ABGL is currently part of an alliance of BJP, GNLF, CPRM and other parties with Pratap Khati as its convenor. ABGL stands for peaceful democracy in the Darjeeling hills. It advocates for a full-fledged state of Gorkhaland.

Ahead of the 1999 DGHC elections, ABGL was part of the United Front, an alliance consisting of Communist Party of Revolutionary Marxists, ABGL, Indian National Congress, Bharatiya Gorkha Janashakti, Communist Party of India, Trinamool Congress, Bharatiya Nepali Bir Gorkha and Sikkim Rashtriya Mukti Morcha.

ABGL was later a part of the People's Democratic Front (PDF), a six-party alliance led by CPRM and including Indian National Congress (Hills), Gorkha National Liberation Front (C.K. Pradhan), ABGL, Bharatiya Janata Party and Gorkha Democratic Front (a party that was formed by Madan Tamang before his return to ABGL).
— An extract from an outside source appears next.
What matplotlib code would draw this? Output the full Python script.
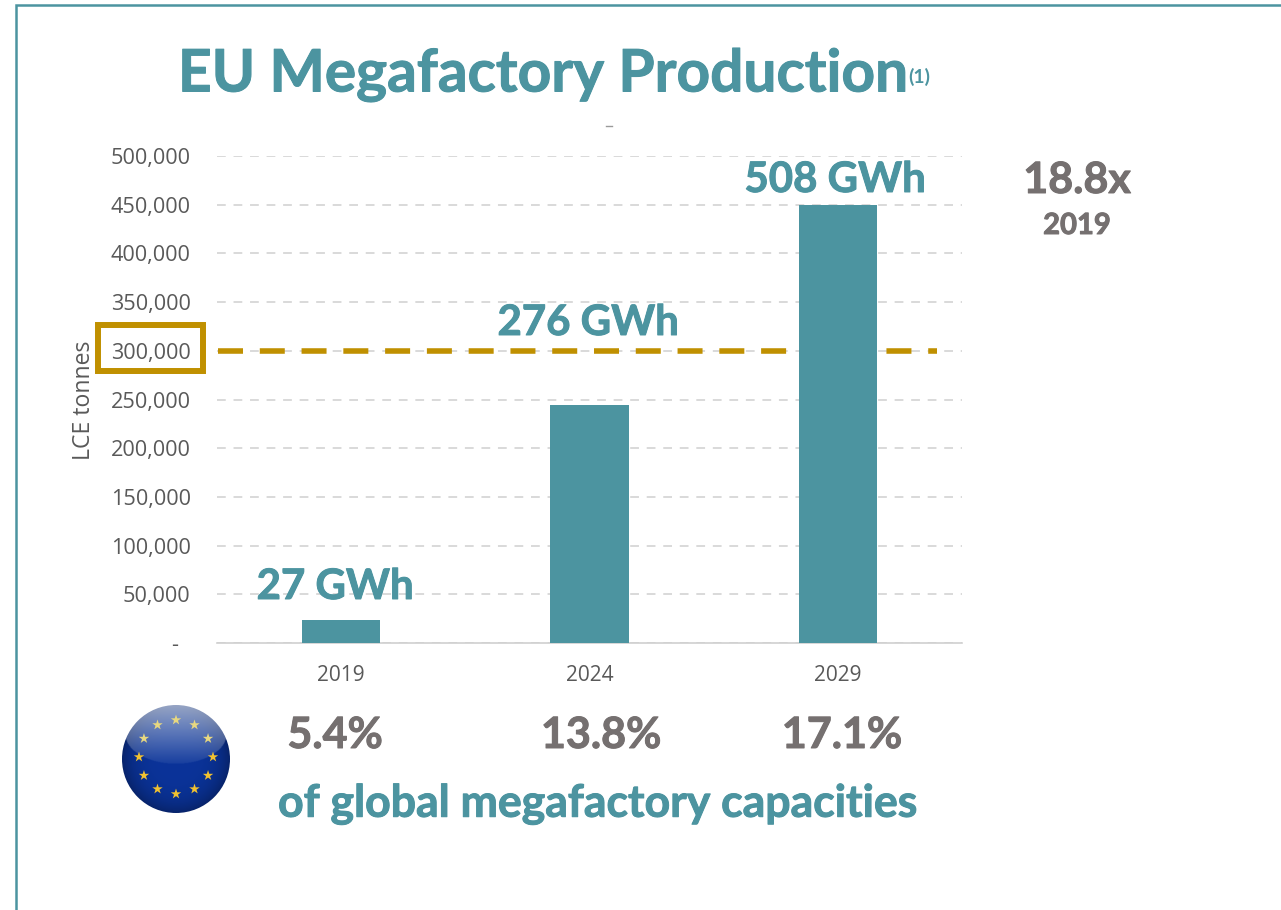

PDF stood for Gorkha autonomy but was opposed to the Gorkha National Liberation Front (GNLF) led by Subhash Ghisingh.

On 21 May 2010, ABGL president Madan Tamang was stabbed to death (allegedly by Gorkha Janmukti Morcha (GJM) supporters) in Darjeeling, which led to a spontaneous shutdown in the three Darjeeling hill sub-divisions of Darjeeling, Kalimpong and Kurseong. Subsequently his wife Bharati Tamang was elected as the ABGL president.

ABGL contested the West Bengal legislative assembly elections held on 18 April 2011 from three constituencies in the Darjeeling hills. The three candidates Bharati Tamang from Darjeeling, Tribhuwan Rai from Kalimpong and Shiva Kumar Pradhan from Kurseong all lost the elections.

Due to internal fights, ABGL broke up into three factions, headed by Bharati Tamang, Pratap Khati and Laxman Pradhan, respectively. After the merger of the factions of Pratap Khati and Laxman Pradhan and the dissolution of the Bharati Tamang faction, only one ABGL headed by Pratap Khati exists today.

The flag of the ABGL consists of two equal horizontal stripes. The upper is light green and has an image of a white lotus; the lower is red with two crossed traditional Gorkha knives, called Khurkuri.